Minutes for October 1, 2008

Attendance: 19
Meeting Start: 10:01:01.01

News

Committees
Recruitment and Relations: No new members.
Movie: The bad movie is Prophecy: About a bear that has mercury poisoning.
Office Resource: Still there.
Trivia: Monica has trivia. What is the main export of Dune, city? Spice. Forrest wins.
Party: Asking for funds in a New York Jew voice.
Discussion Group: It was woo. Which reanimated dead president do we want to lead the country?
Fundraising: Ashley is now in charge?
No Report: Xeen has a job, so there is lots of legos.

Officers Reports
Chief of Operations: Hiding in his jacket because he’s sick.
Constable: MIA.
Com Officer: Running tests. Please show up.
Grand Nagus: Getting over being sick. Put Starburst in change.
First Officer: No explosions. Found a lull in the semester.
Captain: Watched Abridged Shakespeare. Watched a child die for a half hour–a fake child.

Old Business: None.
New Business: Looking for a new place for movie marathon.

Other Organizations
Anime: Meet on Friday to watch Denno Coil(?). Trying to usurp Guy J.
MCS: Friday. Jack wants to play whatever game Xeen brought tonight.
Order of Xeen: None
Theater: Pirates of Penzance.
Other: None.

Meeting End: 10:40:1/3

Quotes

Jack: Mike’s definitely going to sign all these.

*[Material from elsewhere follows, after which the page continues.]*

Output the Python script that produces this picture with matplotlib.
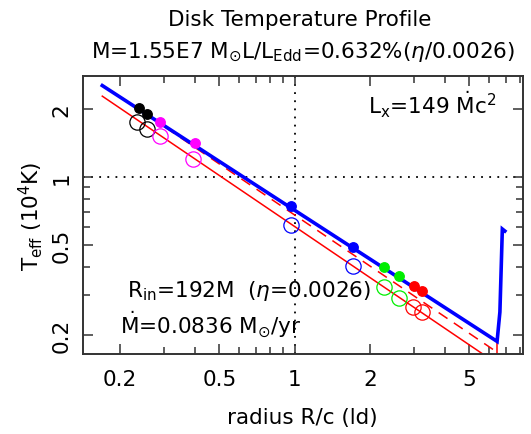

Jon: This is how I can second myself.

Forrest: No one remembers that show.
Jon: I do. I remember it went… POP! Where are we?

A-Mike: It keept going!
Ashley: Keept?
Adam: I think next week we need a literacy test.

Jon: We love our stereotypes.

Jon: Mike, your imaginary bank failed.
A-Mike: Along with the imaginary stock crash. I’m in the imaginary hole.
Jon: That’s what she said.

Jack: And that’s the decision I rendered and because I’m the fearless leader. No one can stop me.

Forrest: Even better, he worships himself.

Adam: Is that narcissism?
Forrest: No, it’s auto-erotica.

Adam: So I always wanted to know if one died by a bus.

Forrest: It’s Tim Burton on lots of Prozac. Or Xanax. Or Viagra.

Willy Wonka: Chainsaw vs. axe fight? Ragharaghraghragh.

Monica: Thank you for distracting me to the point of I can’t think straight.

A-Mike: Forrest does not absorb fundraising committee, but it now psychadelic.